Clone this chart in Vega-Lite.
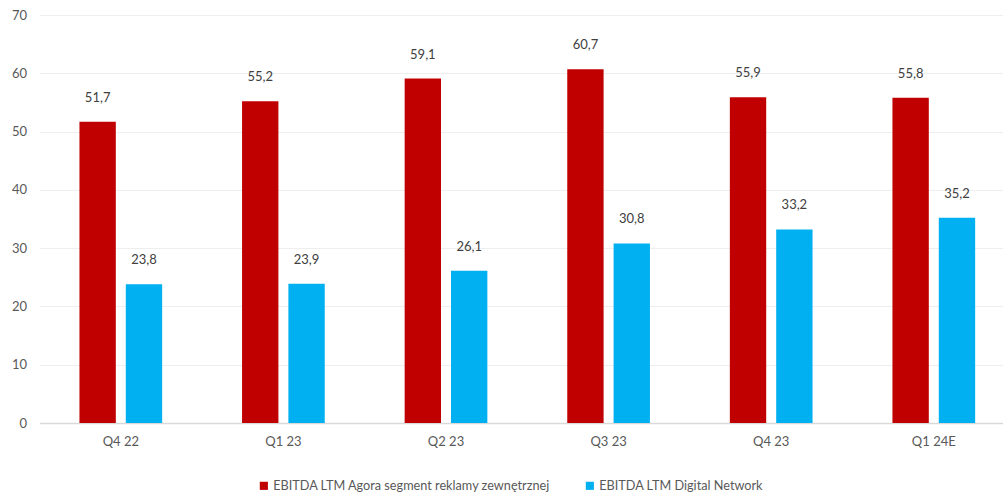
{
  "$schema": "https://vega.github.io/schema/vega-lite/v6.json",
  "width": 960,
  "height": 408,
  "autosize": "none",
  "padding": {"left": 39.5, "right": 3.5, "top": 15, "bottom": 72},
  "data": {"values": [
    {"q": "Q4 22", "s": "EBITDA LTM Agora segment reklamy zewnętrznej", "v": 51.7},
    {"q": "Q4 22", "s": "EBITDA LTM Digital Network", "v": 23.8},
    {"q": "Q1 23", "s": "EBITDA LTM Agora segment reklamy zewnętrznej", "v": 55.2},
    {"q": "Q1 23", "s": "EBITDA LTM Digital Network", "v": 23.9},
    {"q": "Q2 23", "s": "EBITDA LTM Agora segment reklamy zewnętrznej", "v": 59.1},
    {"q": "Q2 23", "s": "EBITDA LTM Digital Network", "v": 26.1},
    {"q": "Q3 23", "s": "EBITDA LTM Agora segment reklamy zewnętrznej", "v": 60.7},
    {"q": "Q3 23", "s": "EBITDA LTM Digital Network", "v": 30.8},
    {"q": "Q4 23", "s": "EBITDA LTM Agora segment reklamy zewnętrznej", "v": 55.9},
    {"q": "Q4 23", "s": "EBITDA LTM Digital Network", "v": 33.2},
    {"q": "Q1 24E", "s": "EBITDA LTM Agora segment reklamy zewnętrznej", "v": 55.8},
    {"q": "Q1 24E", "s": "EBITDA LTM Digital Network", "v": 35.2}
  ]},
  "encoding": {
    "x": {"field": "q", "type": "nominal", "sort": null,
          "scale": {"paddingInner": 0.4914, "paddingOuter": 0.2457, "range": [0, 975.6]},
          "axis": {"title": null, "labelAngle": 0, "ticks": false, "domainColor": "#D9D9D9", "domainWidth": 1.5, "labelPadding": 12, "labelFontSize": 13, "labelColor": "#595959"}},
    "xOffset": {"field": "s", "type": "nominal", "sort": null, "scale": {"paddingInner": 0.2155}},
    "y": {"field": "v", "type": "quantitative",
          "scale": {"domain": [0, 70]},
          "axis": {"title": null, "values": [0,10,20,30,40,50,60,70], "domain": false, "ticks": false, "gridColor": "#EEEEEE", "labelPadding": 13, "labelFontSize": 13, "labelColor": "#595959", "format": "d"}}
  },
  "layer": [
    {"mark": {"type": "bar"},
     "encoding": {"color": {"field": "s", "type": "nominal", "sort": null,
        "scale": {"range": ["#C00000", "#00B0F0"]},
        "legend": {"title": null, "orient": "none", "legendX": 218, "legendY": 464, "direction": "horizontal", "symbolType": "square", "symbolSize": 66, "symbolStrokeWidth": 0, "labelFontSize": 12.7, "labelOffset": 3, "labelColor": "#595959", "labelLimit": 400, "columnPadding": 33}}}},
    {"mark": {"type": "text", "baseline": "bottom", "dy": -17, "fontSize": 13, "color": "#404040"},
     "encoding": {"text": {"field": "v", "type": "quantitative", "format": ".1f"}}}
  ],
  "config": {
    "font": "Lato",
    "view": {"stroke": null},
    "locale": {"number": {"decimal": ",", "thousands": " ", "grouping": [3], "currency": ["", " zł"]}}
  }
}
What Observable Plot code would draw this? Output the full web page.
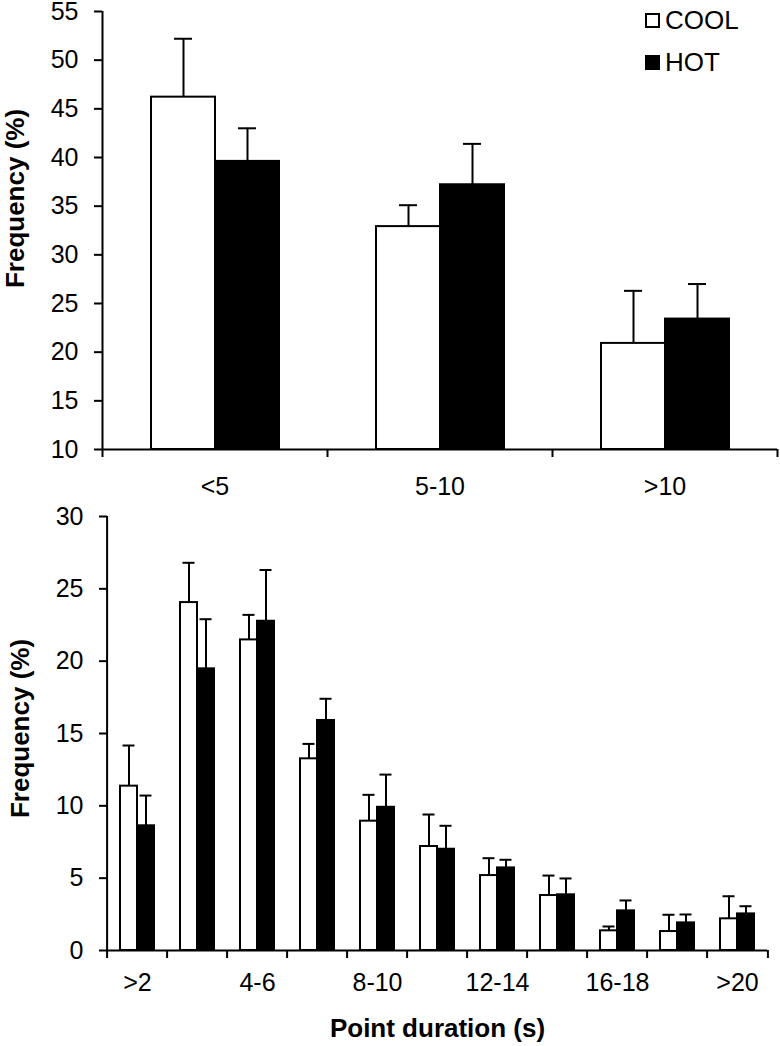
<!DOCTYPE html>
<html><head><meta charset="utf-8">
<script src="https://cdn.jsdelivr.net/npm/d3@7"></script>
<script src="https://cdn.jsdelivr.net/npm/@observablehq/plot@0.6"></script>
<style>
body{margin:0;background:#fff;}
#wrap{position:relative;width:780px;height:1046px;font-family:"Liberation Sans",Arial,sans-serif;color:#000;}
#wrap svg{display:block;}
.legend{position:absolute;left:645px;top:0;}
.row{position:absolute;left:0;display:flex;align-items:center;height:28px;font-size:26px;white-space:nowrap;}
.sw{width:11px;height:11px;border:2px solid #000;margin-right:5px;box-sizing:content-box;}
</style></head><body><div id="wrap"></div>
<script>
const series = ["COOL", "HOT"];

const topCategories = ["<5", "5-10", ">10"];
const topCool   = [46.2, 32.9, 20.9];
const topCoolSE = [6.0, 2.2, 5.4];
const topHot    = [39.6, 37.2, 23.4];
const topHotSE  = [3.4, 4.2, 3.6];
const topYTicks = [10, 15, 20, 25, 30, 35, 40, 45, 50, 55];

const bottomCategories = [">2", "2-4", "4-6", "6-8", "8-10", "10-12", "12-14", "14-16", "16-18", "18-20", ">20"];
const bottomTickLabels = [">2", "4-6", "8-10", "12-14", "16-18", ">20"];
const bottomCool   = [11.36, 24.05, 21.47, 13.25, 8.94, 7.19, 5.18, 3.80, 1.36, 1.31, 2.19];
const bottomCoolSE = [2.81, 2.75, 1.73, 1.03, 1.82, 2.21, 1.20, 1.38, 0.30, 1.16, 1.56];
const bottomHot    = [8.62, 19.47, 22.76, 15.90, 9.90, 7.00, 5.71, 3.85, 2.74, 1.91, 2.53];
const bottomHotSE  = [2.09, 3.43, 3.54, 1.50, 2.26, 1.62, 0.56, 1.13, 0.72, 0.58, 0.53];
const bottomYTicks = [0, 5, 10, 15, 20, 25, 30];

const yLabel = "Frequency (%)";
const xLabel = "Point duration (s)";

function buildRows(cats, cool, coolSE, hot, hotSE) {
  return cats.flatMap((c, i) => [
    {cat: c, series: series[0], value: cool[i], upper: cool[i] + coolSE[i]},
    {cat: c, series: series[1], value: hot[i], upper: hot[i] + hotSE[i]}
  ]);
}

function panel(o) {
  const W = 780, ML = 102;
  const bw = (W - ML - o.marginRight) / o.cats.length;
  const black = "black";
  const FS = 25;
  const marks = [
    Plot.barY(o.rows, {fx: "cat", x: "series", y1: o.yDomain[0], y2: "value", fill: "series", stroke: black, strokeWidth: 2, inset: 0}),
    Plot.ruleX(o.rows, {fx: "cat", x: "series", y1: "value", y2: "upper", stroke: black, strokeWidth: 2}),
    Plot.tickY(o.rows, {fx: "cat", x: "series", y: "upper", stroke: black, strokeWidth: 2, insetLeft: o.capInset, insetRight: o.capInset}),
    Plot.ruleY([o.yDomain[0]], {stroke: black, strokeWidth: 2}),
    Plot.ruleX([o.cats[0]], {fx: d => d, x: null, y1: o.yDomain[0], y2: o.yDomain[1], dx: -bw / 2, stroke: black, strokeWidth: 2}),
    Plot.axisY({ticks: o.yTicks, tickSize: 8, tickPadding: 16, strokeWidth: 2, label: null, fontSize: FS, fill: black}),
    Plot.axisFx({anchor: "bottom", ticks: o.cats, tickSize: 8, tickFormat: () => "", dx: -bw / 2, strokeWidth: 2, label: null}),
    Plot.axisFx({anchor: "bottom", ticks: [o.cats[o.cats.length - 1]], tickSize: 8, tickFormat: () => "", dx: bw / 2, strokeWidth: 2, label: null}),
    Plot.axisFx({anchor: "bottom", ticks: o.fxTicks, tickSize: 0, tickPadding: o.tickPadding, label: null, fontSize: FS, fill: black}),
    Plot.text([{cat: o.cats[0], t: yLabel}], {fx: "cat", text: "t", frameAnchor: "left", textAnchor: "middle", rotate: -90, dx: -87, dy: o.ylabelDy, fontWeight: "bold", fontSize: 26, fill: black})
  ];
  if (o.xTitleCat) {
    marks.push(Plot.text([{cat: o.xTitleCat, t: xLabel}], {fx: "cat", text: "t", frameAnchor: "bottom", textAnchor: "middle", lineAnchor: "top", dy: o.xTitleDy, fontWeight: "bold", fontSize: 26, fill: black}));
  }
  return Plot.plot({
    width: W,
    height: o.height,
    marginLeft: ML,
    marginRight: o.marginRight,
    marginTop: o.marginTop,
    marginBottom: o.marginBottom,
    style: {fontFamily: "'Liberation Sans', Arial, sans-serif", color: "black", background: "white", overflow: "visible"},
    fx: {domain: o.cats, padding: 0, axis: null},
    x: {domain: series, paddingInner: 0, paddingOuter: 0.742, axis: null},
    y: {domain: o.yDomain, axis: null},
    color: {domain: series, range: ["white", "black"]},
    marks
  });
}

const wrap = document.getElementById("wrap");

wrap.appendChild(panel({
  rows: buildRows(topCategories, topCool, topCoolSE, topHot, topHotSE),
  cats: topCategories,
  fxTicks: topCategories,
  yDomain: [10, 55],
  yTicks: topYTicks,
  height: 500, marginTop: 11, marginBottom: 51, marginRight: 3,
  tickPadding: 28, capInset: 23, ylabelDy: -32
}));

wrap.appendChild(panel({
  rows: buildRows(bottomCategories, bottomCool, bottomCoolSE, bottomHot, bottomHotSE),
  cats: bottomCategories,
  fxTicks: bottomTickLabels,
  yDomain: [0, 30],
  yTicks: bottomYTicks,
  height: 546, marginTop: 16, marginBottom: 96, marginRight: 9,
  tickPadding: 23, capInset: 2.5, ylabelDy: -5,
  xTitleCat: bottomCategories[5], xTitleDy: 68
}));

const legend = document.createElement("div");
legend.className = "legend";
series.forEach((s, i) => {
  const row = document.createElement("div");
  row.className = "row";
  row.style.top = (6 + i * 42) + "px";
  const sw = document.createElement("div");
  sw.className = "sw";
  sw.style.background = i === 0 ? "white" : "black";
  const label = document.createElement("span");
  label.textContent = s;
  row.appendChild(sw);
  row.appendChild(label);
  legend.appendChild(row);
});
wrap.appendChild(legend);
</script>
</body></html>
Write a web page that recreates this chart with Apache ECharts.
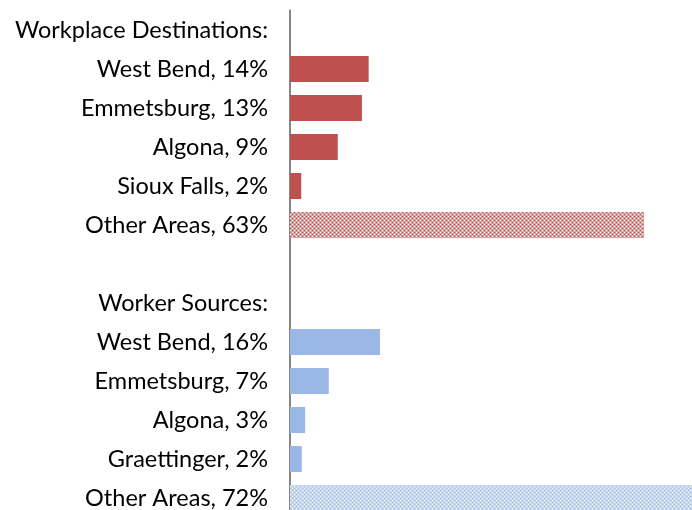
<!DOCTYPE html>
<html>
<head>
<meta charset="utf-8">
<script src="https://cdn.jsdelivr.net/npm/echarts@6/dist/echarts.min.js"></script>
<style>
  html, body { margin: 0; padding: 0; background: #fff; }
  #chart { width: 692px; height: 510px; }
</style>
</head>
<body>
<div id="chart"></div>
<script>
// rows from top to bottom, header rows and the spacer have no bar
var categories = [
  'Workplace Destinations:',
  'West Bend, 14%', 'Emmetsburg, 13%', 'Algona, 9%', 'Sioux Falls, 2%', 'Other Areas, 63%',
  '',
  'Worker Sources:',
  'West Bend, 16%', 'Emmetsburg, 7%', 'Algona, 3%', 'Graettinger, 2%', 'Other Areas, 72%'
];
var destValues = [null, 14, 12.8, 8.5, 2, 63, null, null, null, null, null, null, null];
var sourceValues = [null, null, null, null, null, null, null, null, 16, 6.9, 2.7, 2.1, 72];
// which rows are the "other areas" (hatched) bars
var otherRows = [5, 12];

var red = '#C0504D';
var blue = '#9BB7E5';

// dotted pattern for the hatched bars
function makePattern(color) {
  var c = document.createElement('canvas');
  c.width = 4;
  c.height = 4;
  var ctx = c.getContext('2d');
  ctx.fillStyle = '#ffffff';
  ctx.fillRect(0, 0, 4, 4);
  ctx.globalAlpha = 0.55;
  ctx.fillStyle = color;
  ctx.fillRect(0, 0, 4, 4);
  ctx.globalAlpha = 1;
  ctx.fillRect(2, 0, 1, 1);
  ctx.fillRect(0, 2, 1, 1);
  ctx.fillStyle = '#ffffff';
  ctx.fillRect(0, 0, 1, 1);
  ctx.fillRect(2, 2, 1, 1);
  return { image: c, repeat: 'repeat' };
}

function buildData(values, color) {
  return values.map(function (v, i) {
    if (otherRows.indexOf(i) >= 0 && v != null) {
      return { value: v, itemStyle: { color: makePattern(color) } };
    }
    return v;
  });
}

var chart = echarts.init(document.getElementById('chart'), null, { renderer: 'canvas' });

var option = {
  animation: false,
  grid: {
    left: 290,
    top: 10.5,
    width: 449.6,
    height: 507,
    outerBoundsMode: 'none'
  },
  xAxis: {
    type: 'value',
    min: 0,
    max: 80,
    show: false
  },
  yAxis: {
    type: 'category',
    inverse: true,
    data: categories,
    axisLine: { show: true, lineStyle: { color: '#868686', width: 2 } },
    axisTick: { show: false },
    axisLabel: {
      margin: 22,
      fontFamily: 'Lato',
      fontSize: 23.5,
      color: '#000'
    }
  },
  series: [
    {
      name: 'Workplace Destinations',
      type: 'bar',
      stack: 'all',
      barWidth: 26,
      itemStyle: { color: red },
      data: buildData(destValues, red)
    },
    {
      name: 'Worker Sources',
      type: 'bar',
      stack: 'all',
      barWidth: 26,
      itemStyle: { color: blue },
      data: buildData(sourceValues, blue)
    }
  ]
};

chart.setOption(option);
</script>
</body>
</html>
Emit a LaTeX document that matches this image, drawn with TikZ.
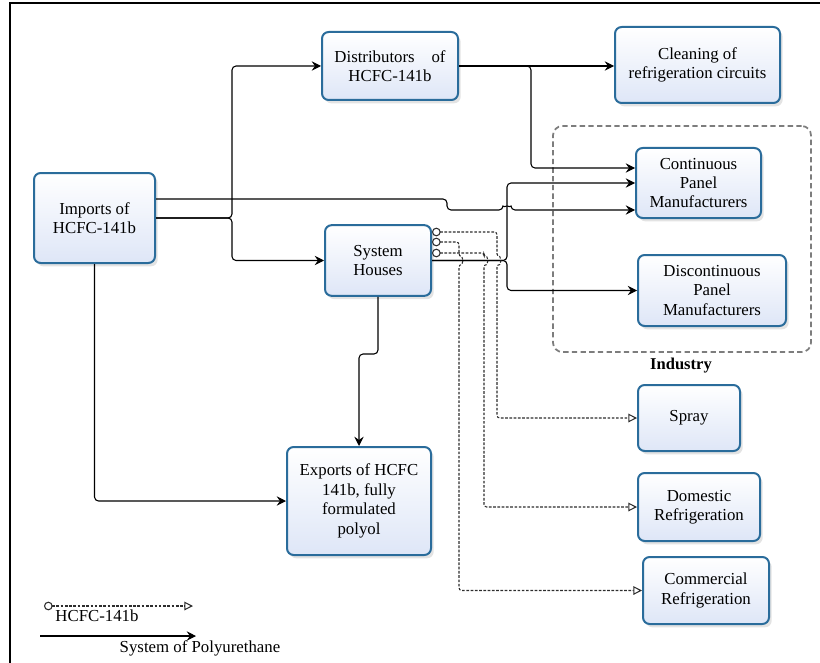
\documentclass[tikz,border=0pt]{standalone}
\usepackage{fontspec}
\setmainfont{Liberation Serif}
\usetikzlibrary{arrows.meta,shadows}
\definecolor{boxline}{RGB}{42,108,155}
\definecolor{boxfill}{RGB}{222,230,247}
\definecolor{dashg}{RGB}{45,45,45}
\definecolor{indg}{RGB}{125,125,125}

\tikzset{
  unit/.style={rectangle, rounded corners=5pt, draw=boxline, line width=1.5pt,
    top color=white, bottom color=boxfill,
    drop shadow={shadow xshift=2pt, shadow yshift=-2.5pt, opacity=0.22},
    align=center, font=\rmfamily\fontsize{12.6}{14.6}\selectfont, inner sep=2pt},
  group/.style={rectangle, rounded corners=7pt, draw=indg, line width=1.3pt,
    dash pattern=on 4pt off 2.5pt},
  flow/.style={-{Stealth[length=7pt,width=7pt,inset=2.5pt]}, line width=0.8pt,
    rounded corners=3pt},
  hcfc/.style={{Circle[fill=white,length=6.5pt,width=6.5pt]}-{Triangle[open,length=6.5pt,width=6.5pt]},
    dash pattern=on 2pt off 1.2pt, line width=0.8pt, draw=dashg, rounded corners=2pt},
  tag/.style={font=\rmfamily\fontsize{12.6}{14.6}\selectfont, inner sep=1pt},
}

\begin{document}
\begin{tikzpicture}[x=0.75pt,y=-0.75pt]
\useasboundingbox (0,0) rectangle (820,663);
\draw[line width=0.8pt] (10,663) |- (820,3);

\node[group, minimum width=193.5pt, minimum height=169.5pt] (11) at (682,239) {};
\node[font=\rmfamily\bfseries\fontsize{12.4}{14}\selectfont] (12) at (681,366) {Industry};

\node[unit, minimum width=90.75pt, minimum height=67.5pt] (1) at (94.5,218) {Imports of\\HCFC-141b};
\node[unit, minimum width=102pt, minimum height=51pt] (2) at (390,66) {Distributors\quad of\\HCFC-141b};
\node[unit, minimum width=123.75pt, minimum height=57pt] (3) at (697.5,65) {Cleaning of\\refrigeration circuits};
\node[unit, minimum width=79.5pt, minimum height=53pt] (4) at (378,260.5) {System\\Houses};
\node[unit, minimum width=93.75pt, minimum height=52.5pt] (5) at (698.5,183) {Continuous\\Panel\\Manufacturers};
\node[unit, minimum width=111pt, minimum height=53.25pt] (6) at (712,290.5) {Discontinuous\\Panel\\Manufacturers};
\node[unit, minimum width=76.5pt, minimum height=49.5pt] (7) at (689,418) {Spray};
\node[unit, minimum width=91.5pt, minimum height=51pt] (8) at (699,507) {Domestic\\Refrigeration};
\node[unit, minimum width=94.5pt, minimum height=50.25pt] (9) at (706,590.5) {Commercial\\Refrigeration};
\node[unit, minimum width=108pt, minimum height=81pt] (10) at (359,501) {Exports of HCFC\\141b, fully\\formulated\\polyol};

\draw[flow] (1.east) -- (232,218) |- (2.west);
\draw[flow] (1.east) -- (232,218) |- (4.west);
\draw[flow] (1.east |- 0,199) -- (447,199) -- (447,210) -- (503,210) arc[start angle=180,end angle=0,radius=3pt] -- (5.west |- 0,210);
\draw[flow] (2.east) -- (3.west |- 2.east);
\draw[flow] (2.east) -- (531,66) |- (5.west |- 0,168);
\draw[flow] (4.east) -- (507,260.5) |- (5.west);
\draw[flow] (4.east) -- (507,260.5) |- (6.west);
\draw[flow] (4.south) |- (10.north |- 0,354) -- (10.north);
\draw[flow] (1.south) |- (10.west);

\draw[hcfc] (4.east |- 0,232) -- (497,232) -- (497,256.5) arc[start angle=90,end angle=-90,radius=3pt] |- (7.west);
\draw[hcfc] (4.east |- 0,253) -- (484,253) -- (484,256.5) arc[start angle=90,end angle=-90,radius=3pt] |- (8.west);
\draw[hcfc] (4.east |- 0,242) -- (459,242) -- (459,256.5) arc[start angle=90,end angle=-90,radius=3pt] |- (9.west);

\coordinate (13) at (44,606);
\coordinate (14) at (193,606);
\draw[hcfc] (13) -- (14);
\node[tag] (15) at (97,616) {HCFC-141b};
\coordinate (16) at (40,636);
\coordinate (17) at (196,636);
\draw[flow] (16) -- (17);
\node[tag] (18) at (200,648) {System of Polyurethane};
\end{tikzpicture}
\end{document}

The exercise => Pull every line containing "this" out of the records.

Problem solution =>
Clone this chart in Vega-Lite.
What Observable Plot code would draw this? Output the full web page.
Write a web page that recreates this chart with Apache ECharts.
Emit a LaTeX document that matches this image, drawn with TikZ.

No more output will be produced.